▶ [The problem]
In your copy, include every line of the listing below exactly but none of the pictures.

○ ○ ○ ○

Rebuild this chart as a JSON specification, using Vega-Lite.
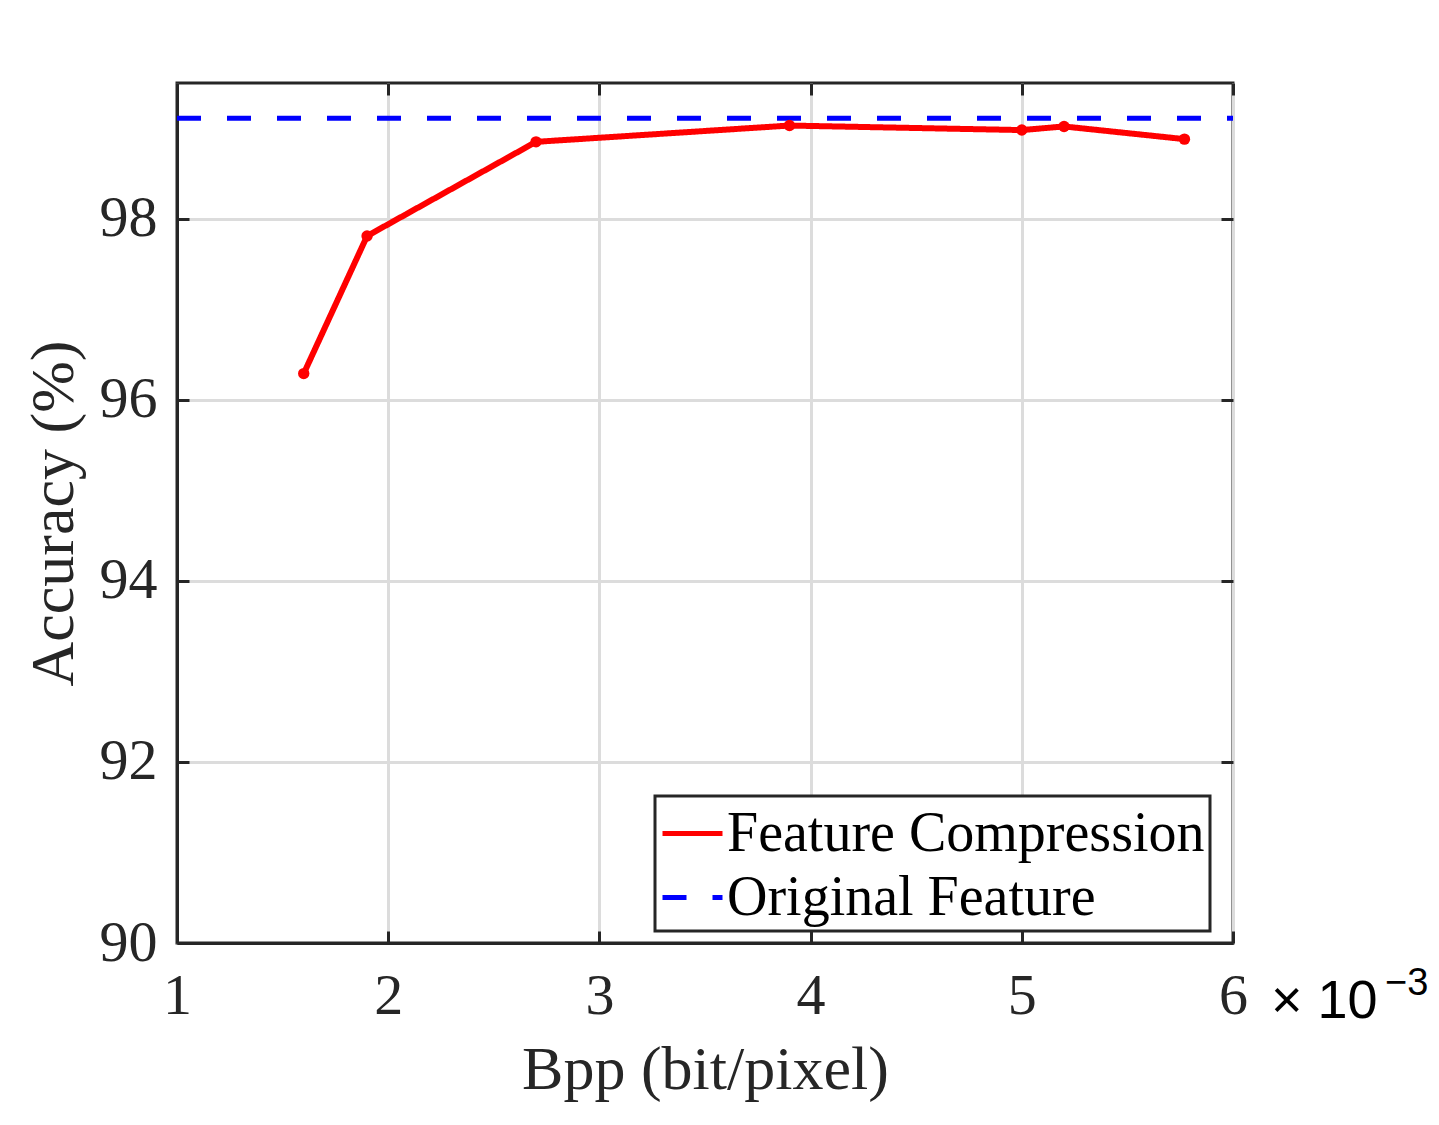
{
  "$schema": "https://vega.github.io/schema/vega-lite/v6.json",
  "width": 1056,
  "height": 860,
  "autosize": {"type": "none"},
  "padding": {"left": 177, "top": 83, "right": 206, "bottom": 182},
  "background": "white",
  "config": {
    "view": {"stroke": "#262626", "strokeWidth": 3},
    "font": "Liberation Serif",
    "axis": {
      "labelFont": "Liberation Serif",
      "titleFont": "Liberation Serif",
      "labelFontSize": 58,
      "titleFontSize": 62,
      "labelColor": "#262626",
      "titleColor": "#262626",
      "titleFontWeight": "normal",
      "domainColor": "#262626",
      "domainWidth": 3,
      "tickColor": "#262626",
      "tickWidth": 3,
      "gridColor": "#dcdcdc",
      "gridWidth": 3,
      "gridOpacity": 1
    },
    "legend": {
      "symbolType": "stroke",
      "symbolSize": 3600,
      "symbolStrokeWidth": 5,
      "labelFont": "Liberation Serif",
      "labelFontSize": 56,
      "labelColor": "black",
      "labelLimit": 1000,
      "labelOffset": 2,
      "rowPadding": 3,
      "padding": 5,
      "strokeColor": "#262626",
      "fillColor": "white"
    }
  },
  "resolve": {"axis": {"x": "independent", "y": "independent"}},
  "datasets": {
    "fc": [
      {"bpp": 1.6, "acc": 96.29, "series": "Feature Compression"},
      {"bpp": 1.9, "acc": 97.81, "series": "Feature Compression"},
      {"bpp": 2.7, "acc": 98.85, "series": "Feature Compression"},
      {"bpp": 3.9, "acc": 99.03, "series": "Feature Compression"},
      {"bpp": 5.0, "acc": 98.98, "series": "Feature Compression"},
      {"bpp": 5.2, "acc": 99.02, "series": "Feature Compression"},
      {"bpp": 5.77, "acc": 98.88, "series": "Feature Compression"}
    ],
    "orig": [
      {"bpp": 1, "acc": 99.11, "series": "Original Feature"},
      {"bpp": 6, "acc": 99.11, "series": "Original Feature"}
    ],
    "note": [
      {"bpp": 6, "acc": 90, "base": "× 10", "exp": "−3"}
    ]
  },
  "layer": [
    {
      "data": {"name": "fc"},
      "mark": {"type": "line", "strokeWidth": 6},
      "encoding": {
        "x": {
          "field": "bpp", "type": "quantitative",
          "scale": {"domain": [1, 6], "nice": false, "zero": false},
          "axis": {"orient": "bottom", "grid": true, "values": [1, 2, 3, 4, 5, 6], "format": "d", "title": "Bpp (bit/pixel)", "tickSize": -12, "labelPadding": 36, "titlePadding": 14, "labelFlush": false}
        },
        "y": {
          "field": "acc", "type": "quantitative",
          "scale": {"domain": [90, 99.5], "nice": false, "zero": false},
          "axis": {"orient": "left", "grid": true, "values": [90, 92, 94, 96, 98], "format": "d", "title": "Accuracy (%)", "tickSize": -12, "labelPadding": 32, "titlePadding": 14, "labelFlush": false}
        },
        "color": {
          "field": "series", "type": "nominal",
          "scale": {"domain": ["Feature Compression", "Original Feature"], "range": ["#ff0000", "#0000ff"]},
          "legend": {"title": null, "orient": "none", "legendX": 478, "legendY": 713, "encode": {"legend": {"update": {"strokeWidth": {"value": 3}}}}}
        },
        "strokeDash": {
          "field": "series", "type": "nominal",
          "scale": {"domain": ["Feature Compression", "Original Feature"], "range": [[1, 0], [24, 26]]},
          "legend": {"title": null, "orient": "none", "legendX": 478, "legendY": 713, "encode": {"legend": {"update": {"strokeWidth": {"value": 3}}}}}
        }
      }
    },
    {
      "data": {"name": "orig"},
      "mark": {"type": "line", "strokeWidth": 5, "clip": true},
      "encoding": {
        "x": {"field": "bpp", "type": "quantitative", "axis": null},
        "y": {"field": "acc", "type": "quantitative", "axis": null},
        "color": {"field": "series", "type": "nominal"},
        "strokeDash": {"field": "series", "type": "nominal"}
      }
    },
    {
      "data": {"name": "fc"},
      "mark": {"type": "point", "filled": true, "size": 130, "opacity": 1, "color": "#ff0000"},
      "encoding": {
        "x": {"field": "bpp", "type": "quantitative", "axis": {"orient": "top", "values": [1, 2, 3, 4, 5, 6], "labels": false, "title": null, "grid": false, "domain": false, "tickSize": -12}},
        "y": {"field": "acc", "type": "quantitative", "axis": {"orient": "right", "values": [90, 92, 94, 96, 98], "labels": false, "title": null, "grid": false, "domain": false, "tickSize": -12}}
      }
    },
    {
      "data": {"name": "note"},
      "mark": {"type": "text", "font": "Liberation Sans", "fontSize": 54, "align": "left", "baseline": "alphabetic", "dx": 38, "dy": 75, "color": "black"},
      "encoding": {
        "x": {"field": "bpp", "type": "quantitative", "axis": null},
        "y": {"field": "acc", "type": "quantitative", "axis": null},
        "text": {"field": "base", "type": "nominal"}
      }
    },
    {
      "data": {"name": "note"},
      "mark": {"type": "text", "font": "Liberation Sans", "fontSize": 38, "align": "left", "baseline": "alphabetic", "dx": 152, "dy": 52, "color": "black"},
      "encoding": {
        "x": {"field": "bpp", "type": "quantitative", "axis": null},
        "y": {"field": "acc", "type": "quantitative", "axis": null},
        "text": {"field": "exp", "type": "nominal"}
      }
    }
  ]
}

○ ○ ○ ○

▶ [Written solution]
Rebuild this chart as a JSON specification, using Vega-Lite.
{
  "$schema": "https://vega.github.io/schema/vega-lite/v6.json",
  "width": 1056,
  "height": 860,
  "autosize": {"type": "none"},
  "padding": {"left": 177, "top": 83, "right": 206, "bottom": 182},
  "background": "white",
  "config": {
    "view": {"stroke": "#262626", "strokeWidth": 3},
    "font": "Liberation Serif",
    "axis": {
      "labelFont": "Liberation Serif",
      "titleFont": "Liberation Serif",
      "labelFontSize": 58,
      "titleFontSize": 62,
      "labelColor": "#262626",
      "titleColor": "#262626",
      "titleFontWeight": "normal",
      "domainColor": "#262626",
      "domainWidth": 3,
      "tickColor": "#262626",
      "tickWidth": 3,
      "gridColor": "#dcdcdc",
      "gridWidth": 3,
      "gridOpacity": 1
    },
    "legend": {
      "symbolType": "stroke",
      "symbolSize": 3600,
      "symbolStrokeWidth": 5,
      "labelFont": "Liberation Serif",
      "labelFontSize": 56,
      "labelColor": "black",
      "labelLimit": 1000,
      "labelOffset": 2,
      "rowPadding": 3,
      "padding": 5,
      "strokeColor": "#262626",
      "fillColor": "white"
    }
  },
  "resolve": {"axis": {"x": "independent", "y": "independent"}},
  "datasets": {
    "fc": [
      {"bpp": 1.6, "acc": 96.29, "series": "Feature Compression"},
      {"bpp": 1.9, "acc": 97.81, "series": "Feature Compression"},
      {"bpp": 2.7, "acc": 98.85, "series": "Feature Compression"},
      {"bpp": 3.9, "acc": 99.03, "series": "Feature Compression"},
      {"bpp": 5.0, "acc": 98.98, "series": "Feature Compression"},
      {"bpp": 5.2, "acc": 99.02, "series": "Feature Compression"},
      {"bpp": 5.77, "acc": 98.88, "series": "Feature Compression"}
    ],
    "orig": [
      {"bpp": 1, "acc": 99.11, "series": "Original Feature"},
      {"bpp": 6, "acc": 99.11, "series": "Original Feature"}
    ],
    "note": [
      {"bpp": 6, "acc": 90, "base": "× 10", "exp": "−3"}
    ]
  },
  "layer": [
    {
      "data": {"name": "fc"},
      "mark": {"type": "line", "strokeWidth": 6},
      "encoding": {
        "x": {
          "field": "bpp", "type": "quantitative",
          "scale": {"domain": [1, 6], "nice": false, "zero": false},
          "axis": {"orient": "bottom", "grid": true, "values": [1, 2, 3, 4, 5, 6], "format": "d", "title": "Bpp (bit/pixel)", "tickSize": -12, "labelPadding": 36, "titlePadding": 14, "labelFlush": false}
        },
        "y": {
          "field": "acc", "type": "quantitative",
          "scale": {"domain": [90, 99.5], "nice": false, "zero": false},
          "axis": {"orient": "left", "grid": true, "values": [90, 92, 94, 96, 98], "format": "d", "title": "Accuracy (%)", "tickSize": -12, "labelPadding": 32, "titlePadding": 14, "labelFlush": false}
        },
        "color": {
          "field": "series", "type": "nominal",
          "scale": {"domain": ["Feature Compression", "Original Feature"], "range": ["#ff0000", "#0000ff"]},
          "legend": {"title": null, "orient": "none", "legendX": 478, "legendY": 713, "encode": {"legend": {"update": {"strokeWidth": {"value": 3}}}}}
        },
        "strokeDash": {
          "field": "series", "type": "nominal",
          "scale": {"domain": ["Feature Compression", "Original Feature"], "range": [[1, 0], [24, 26]]},
          "legend": {"title": null, "orient": "none", "legendX": 478, "legendY": 713, "encode": {"legend": {"update": {"strokeWidth": {"value": 3}}}}}
        }
      }
    },
    {
      "data": {"name": "orig"},
      "mark": {"type": "line", "strokeWidth": 5, "clip": true},
      "encoding": {
        "x": {"field": "bpp", "type": "quantitative", "axis": null},
        "y": {"field": "acc", "type": "quantitative", "axis": null},
        "color": {"field": "series", "type": "nominal"},
        "strokeDash": {"field": "series", "type": "nominal"}
      }
    },
    {
      "data": {"name": "fc"},
      "mark": {"type": "point", "filled": true, "size": 130, "opacity": 1, "color": "#ff0000"},
      "encoding": {
        "x": {"field": "bpp", "type": "quantitative", "axis": {"orient": "top", "values": [1, 2, 3, 4, 5, 6], "labels": false, "title": null, "grid": false, "domain": false, "tickSize": -12}},
        "y": {"field": "acc", "type": "quantitative", "axis": {"orient": "right", "values": [90, 92, 94, 96, 98], "labels": false, "title": null, "grid": false, "domain": false, "tickSize": -12}}
      }
    },
    {
      "data": {"name": "note"},
      "mark": {"type": "text", "font": "Liberation Sans", "fontSize": 54, "align": "left", "baseline": "alphabetic", "dx": 38, "dy": 75, "color": "black"},
      "encoding": {
        "x": {"field": "bpp", "type": "quantitative", "axis": null},
        "y": {"field": "acc", "type": "quantitative", "axis": null},
        "text": {"field": "base", "type": "nominal"}
      }
    },
    {
      "data": {"name": "note"},
      "mark": {"type": "text", "font": "Liberation Sans", "fontSize": 38, "align": "left", "baseline": "alphabetic", "dx": 152, "dy": 52, "color": "black"},
      "encoding": {
        "x": {"field": "bpp", "type": "quantitative", "axis": null},
        "y": {"field": "acc", "type": "quantitative", "axis": null},
        "text": {"field": "exp", "type": "nominal"}
      }
    }
  ]
}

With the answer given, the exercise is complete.